#### What is required
Give an exact copy of every line, leaving images out.

◇ ◇ ◇ ◇

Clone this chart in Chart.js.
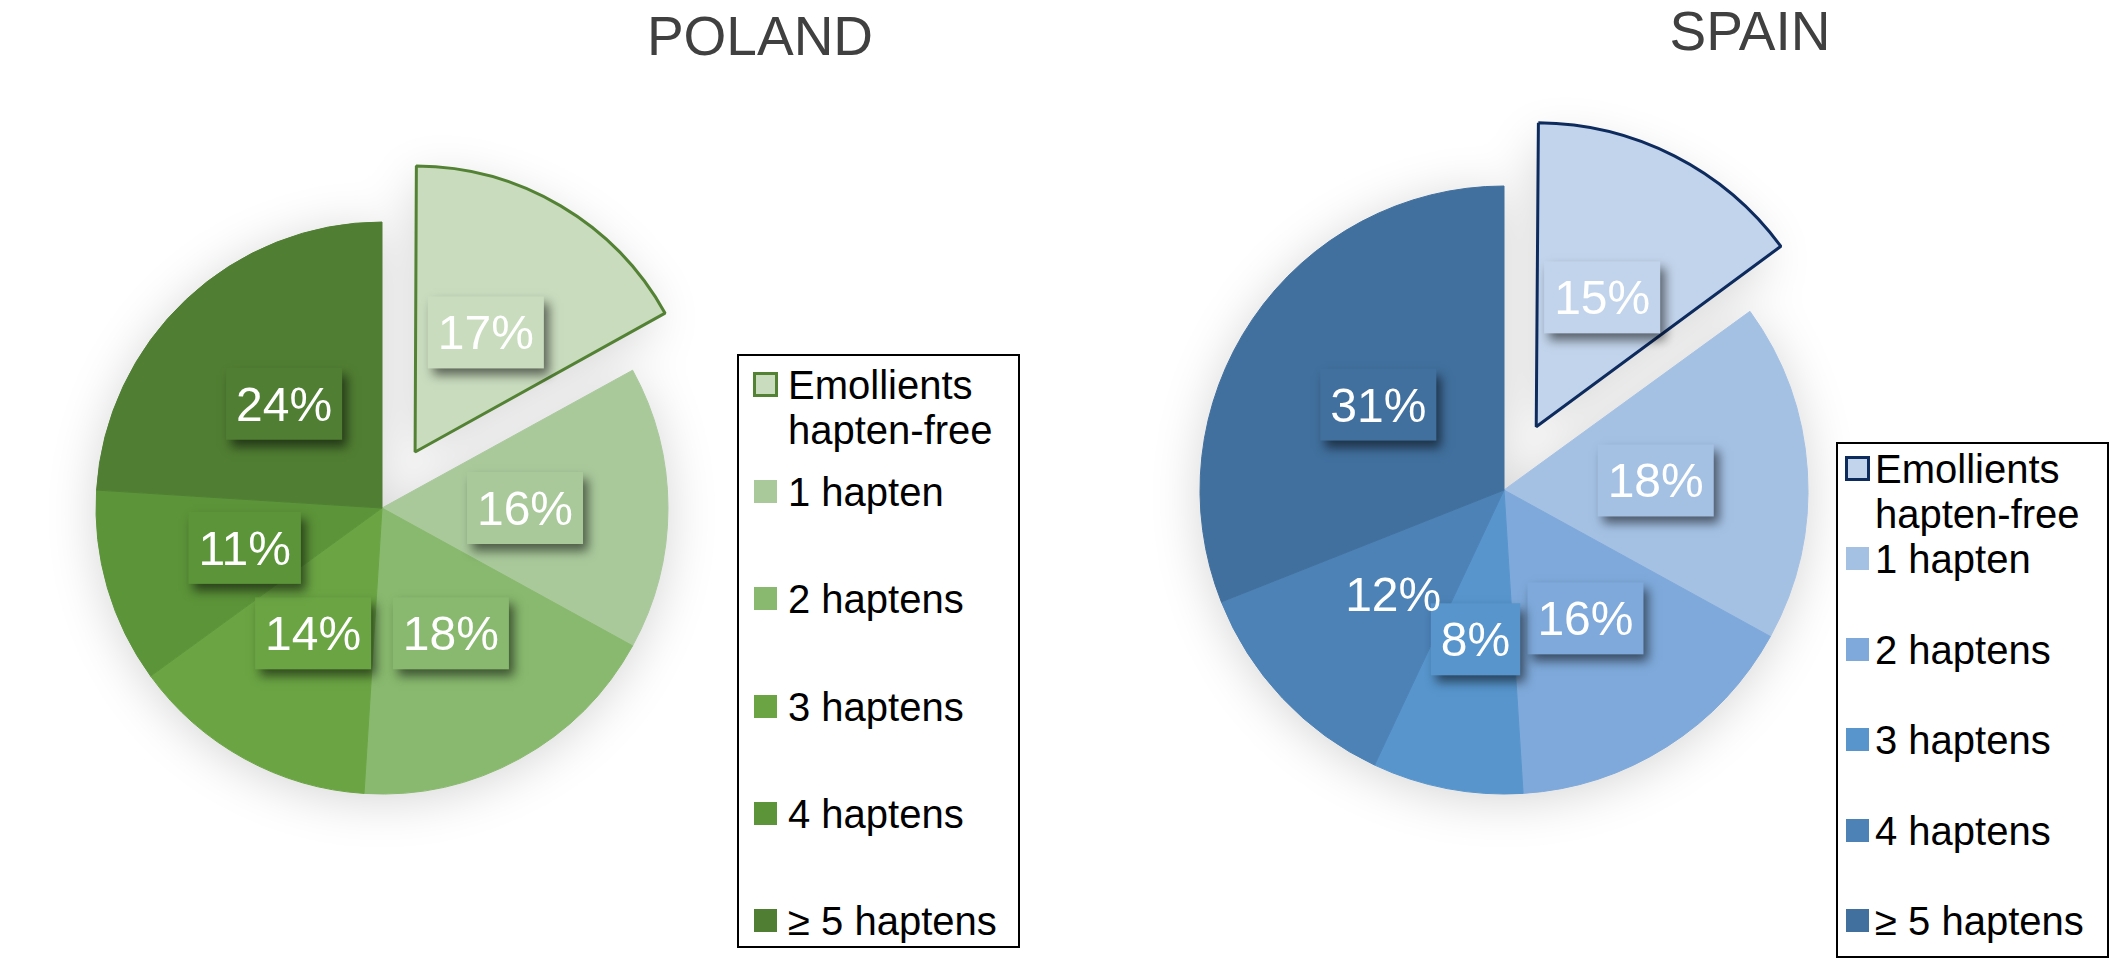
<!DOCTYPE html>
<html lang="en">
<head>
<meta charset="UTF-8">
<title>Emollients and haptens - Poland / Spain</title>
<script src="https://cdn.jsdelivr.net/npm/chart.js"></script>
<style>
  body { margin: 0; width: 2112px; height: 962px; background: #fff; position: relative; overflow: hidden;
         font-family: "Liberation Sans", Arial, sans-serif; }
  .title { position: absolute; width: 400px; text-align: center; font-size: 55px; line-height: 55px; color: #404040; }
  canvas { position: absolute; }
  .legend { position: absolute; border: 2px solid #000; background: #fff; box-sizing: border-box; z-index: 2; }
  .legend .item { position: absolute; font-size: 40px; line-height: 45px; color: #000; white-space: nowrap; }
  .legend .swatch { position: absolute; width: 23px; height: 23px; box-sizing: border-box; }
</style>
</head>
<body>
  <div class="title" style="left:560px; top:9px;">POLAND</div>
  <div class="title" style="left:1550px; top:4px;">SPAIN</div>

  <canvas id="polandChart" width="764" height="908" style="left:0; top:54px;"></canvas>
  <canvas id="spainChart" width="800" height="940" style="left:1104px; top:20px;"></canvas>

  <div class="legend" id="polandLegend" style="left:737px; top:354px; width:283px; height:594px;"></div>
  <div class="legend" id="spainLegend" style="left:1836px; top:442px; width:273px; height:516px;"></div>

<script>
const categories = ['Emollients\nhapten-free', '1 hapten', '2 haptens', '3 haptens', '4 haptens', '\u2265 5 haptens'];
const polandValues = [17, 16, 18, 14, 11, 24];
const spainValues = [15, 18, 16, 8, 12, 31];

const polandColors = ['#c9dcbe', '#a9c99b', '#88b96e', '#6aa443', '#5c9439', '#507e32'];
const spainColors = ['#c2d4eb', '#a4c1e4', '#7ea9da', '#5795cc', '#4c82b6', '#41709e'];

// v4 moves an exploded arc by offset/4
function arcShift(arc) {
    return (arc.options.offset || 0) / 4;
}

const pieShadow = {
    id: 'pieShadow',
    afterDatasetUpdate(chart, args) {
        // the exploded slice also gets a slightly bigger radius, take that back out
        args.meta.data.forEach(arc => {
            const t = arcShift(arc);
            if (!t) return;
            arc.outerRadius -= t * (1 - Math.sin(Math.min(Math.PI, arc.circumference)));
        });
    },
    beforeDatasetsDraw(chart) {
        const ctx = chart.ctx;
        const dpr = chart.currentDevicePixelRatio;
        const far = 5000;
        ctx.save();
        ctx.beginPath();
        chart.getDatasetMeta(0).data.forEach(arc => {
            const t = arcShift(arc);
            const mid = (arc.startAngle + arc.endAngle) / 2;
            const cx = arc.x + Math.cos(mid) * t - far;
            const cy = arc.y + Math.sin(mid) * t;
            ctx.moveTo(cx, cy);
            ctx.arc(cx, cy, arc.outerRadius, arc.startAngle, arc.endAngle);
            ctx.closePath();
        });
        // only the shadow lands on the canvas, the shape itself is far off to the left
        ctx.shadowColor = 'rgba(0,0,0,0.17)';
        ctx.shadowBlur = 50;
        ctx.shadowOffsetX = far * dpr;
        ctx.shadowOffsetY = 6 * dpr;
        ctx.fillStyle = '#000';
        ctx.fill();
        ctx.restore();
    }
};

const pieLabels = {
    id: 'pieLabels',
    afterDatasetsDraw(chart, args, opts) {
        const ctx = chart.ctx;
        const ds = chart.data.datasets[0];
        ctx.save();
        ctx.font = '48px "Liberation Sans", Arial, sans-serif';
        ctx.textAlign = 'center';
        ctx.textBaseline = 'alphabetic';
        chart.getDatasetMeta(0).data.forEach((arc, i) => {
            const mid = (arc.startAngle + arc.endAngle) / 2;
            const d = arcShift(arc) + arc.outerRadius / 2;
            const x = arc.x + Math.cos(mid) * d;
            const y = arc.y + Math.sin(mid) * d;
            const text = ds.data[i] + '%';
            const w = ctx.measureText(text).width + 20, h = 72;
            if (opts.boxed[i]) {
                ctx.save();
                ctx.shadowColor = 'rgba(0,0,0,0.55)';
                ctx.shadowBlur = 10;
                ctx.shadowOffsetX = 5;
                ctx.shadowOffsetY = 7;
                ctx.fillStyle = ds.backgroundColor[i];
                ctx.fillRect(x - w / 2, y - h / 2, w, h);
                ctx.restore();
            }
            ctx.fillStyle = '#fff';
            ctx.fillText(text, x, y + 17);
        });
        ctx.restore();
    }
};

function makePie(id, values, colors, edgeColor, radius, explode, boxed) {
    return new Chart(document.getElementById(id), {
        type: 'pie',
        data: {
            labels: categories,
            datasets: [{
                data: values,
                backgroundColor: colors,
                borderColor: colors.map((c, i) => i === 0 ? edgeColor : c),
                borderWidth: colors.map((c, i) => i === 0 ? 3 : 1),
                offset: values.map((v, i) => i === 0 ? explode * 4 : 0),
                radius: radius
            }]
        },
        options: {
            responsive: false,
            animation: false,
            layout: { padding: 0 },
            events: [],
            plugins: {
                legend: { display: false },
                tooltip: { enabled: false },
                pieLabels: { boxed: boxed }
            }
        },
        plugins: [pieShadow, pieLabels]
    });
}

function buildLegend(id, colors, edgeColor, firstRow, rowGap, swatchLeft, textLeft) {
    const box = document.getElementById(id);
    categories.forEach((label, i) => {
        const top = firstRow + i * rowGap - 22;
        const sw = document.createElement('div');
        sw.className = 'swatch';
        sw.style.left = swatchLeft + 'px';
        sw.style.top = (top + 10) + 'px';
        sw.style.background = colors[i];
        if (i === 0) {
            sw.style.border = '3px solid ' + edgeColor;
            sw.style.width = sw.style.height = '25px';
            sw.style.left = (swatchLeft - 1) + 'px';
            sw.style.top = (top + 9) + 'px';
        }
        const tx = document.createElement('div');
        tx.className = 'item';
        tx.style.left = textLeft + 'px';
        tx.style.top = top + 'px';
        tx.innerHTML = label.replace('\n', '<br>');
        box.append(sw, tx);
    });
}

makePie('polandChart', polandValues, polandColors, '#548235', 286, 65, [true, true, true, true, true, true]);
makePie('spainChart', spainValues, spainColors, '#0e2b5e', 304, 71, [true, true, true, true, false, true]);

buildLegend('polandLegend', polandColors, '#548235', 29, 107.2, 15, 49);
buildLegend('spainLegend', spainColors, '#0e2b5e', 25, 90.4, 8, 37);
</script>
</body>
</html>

◇ ◇ ◇ ◇

#### Answer below
Clone this chart in Chart.js.
<!DOCTYPE html>
<html lang="en">
<head>
<meta charset="UTF-8">
<title>Emollients and haptens - Poland / Spain</title>
<script src="https://cdn.jsdelivr.net/npm/chart.js"></script>
<style>
  body { margin: 0; width: 2112px; height: 962px; background: #fff; position: relative; overflow: hidden;
         font-family: "Liberation Sans", Arial, sans-serif; }
  .title { position: absolute; width: 400px; text-align: center; font-size: 55px; line-height: 55px; color: #404040; }
  canvas { position: absolute; }
  .legend { position: absolute; border: 2px solid #000; background: #fff; box-sizing: border-box; z-index: 2; }
  .legend .item { position: absolute; font-size: 40px; line-height: 45px; color: #000; white-space: nowrap; }
  .legend .swatch { position: absolute; width: 23px; height: 23px; box-sizing: border-box; }
</style>
</head>
<body>
  <div class="title" style="left:560px; top:9px;">POLAND</div>
  <div class="title" style="left:1550px; top:4px;">SPAIN</div>

  <canvas id="polandChart" width="764" height="908" style="left:0; top:54px;"></canvas>
  <canvas id="spainChart" width="800" height="940" style="left:1104px; top:20px;"></canvas>

  <div class="legend" id="polandLegend" style="left:737px; top:354px; width:283px; height:594px;"></div>
  <div class="legend" id="spainLegend" style="left:1836px; top:442px; width:273px; height:516px;"></div>

<script>
const categories = ['Emollients\nhapten-free', '1 hapten', '2 haptens', '3 haptens', '4 haptens', '\u2265 5 haptens'];
const polandValues = [17, 16, 18, 14, 11, 24];
const spainValues = [15, 18, 16, 8, 12, 31];

const polandColors = ['#c9dcbe', '#a9c99b', '#88b96e', '#6aa443', '#5c9439', '#507e32'];
const spainColors = ['#c2d4eb', '#a4c1e4', '#7ea9da', '#5795cc', '#4c82b6', '#41709e'];

// v4 moves an exploded arc by offset/4
function arcShift(arc) {
    return (arc.options.offset || 0) / 4;
}

const pieShadow = {
    id: 'pieShadow',
    afterDatasetUpdate(chart, args) {
        // the exploded slice also gets a slightly bigger radius, take that back out
        args.meta.data.forEach(arc => {
            const t = arcShift(arc);
            if (!t) return;
            arc.outerRadius -= t * (1 - Math.sin(Math.min(Math.PI, arc.circumference)));
        });
    },
    beforeDatasetsDraw(chart) {
        const ctx = chart.ctx;
        const dpr = chart.currentDevicePixelRatio;
        const far = 5000;
        ctx.save();
        ctx.beginPath();
        chart.getDatasetMeta(0).data.forEach(arc => {
            const t = arcShift(arc);
            const mid = (arc.startAngle + arc.endAngle) / 2;
            const cx = arc.x + Math.cos(mid) * t - far;
            const cy = arc.y + Math.sin(mid) * t;
            ctx.moveTo(cx, cy);
            ctx.arc(cx, cy, arc.outerRadius, arc.startAngle, arc.endAngle);
            ctx.closePath();
        });
        // only the shadow lands on the canvas, the shape itself is far off to the left
        ctx.shadowColor = 'rgba(0,0,0,0.17)';
        ctx.shadowBlur = 50;
        ctx.shadowOffsetX = far * dpr;
        ctx.shadowOffsetY = 6 * dpr;
        ctx.fillStyle = '#000';
        ctx.fill();
        ctx.restore();
    }
};

const pieLabels = {
    id: 'pieLabels',
    afterDatasetsDraw(chart, args, opts) {
        const ctx = chart.ctx;
        const ds = chart.data.datasets[0];
        ctx.save();
        ctx.font = '48px "Liberation Sans", Arial, sans-serif';
        ctx.textAlign = 'center';
        ctx.textBaseline = 'alphabetic';
        chart.getDatasetMeta(0).data.forEach((arc, i) => {
            const mid = (arc.startAngle + arc.endAngle) / 2;
            const d = arcShift(arc) + arc.outerRadius / 2;
            const x = arc.x + Math.cos(mid) * d;
            const y = arc.y + Math.sin(mid) * d;
            const text = ds.data[i] + '%';
            const w = ctx.measureText(text).width + 20, h = 72;
            if (opts.boxed[i]) {
                ctx.save();
                ctx.shadowColor = 'rgba(0,0,0,0.55)';
                ctx.shadowBlur = 10;
                ctx.shadowOffsetX = 5;
                ctx.shadowOffsetY = 7;
                ctx.fillStyle = ds.backgroundColor[i];
                ctx.fillRect(x - w / 2, y - h / 2, w, h);
                ctx.restore();
            }
            ctx.fillStyle = '#fff';
            ctx.fillText(text, x, y + 17);
        });
        ctx.restore();
    }
};

function makePie(id, values, colors, edgeColor, radius, explode, boxed) {
    return new Chart(document.getElementById(id), {
        type: 'pie',
        data: {
            labels: categories,
            datasets: [{
                data: values,
                backgroundColor: colors,
                borderColor: colors.map((c, i) => i === 0 ? edgeColor : c),
                borderWidth: colors.map((c, i) => i === 0 ? 3 : 1),
                offset: values.map((v, i) => i === 0 ? explode * 4 : 0),
                radius: radius
            }]
        },
        options: {
            responsive: false,
            animation: false,
            layout: { padding: 0 },
            events: [],
            plugins: {
                legend: { display: false },
                tooltip: { enabled: false },
                pieLabels: { boxed: boxed }
            }
        },
        plugins: [pieShadow, pieLabels]
    });
}

function buildLegend(id, colors, edgeColor, firstRow, rowGap, swatchLeft, textLeft) {
    const box = document.getElementById(id);
    categories.forEach((label, i) => {
        const top = firstRow + i * rowGap - 22;
        const sw = document.createElement('div');
        sw.className = 'swatch';
        sw.style.left = swatchLeft + 'px';
        sw.style.top = (top + 10) + 'px';
        sw.style.background = colors[i];
        if (i === 0) {
            sw.style.border = '3px solid ' + edgeColor;
            sw.style.width = sw.style.height = '25px';
            sw.style.left = (swatchLeft - 1) + 'px';
            sw.style.top = (top + 9) + 'px';
        }
        const tx = document.createElement('div');
        tx.className = 'item';
        tx.style.left = textLeft + 'px';
        tx.style.top = top + 'px';
        tx.innerHTML = label.replace('\n', '<br>');
        box.append(sw, tx);
    });
}

makePie('polandChart', polandValues, polandColors, '#548235', 286, 65, [true, true, true, true, true, true]);
makePie('spainChart', spainValues, spainColors, '#0e2b5e', 304, 71, [true, true, true, true, false, true]);

buildLegend('polandLegend', polandColors, '#548235', 29, 107.2, 15, 49);
buildLegend('spainLegend', spainColors, '#0e2b5e', 25, 90.4, 8, 37);
</script>
</body>
</html>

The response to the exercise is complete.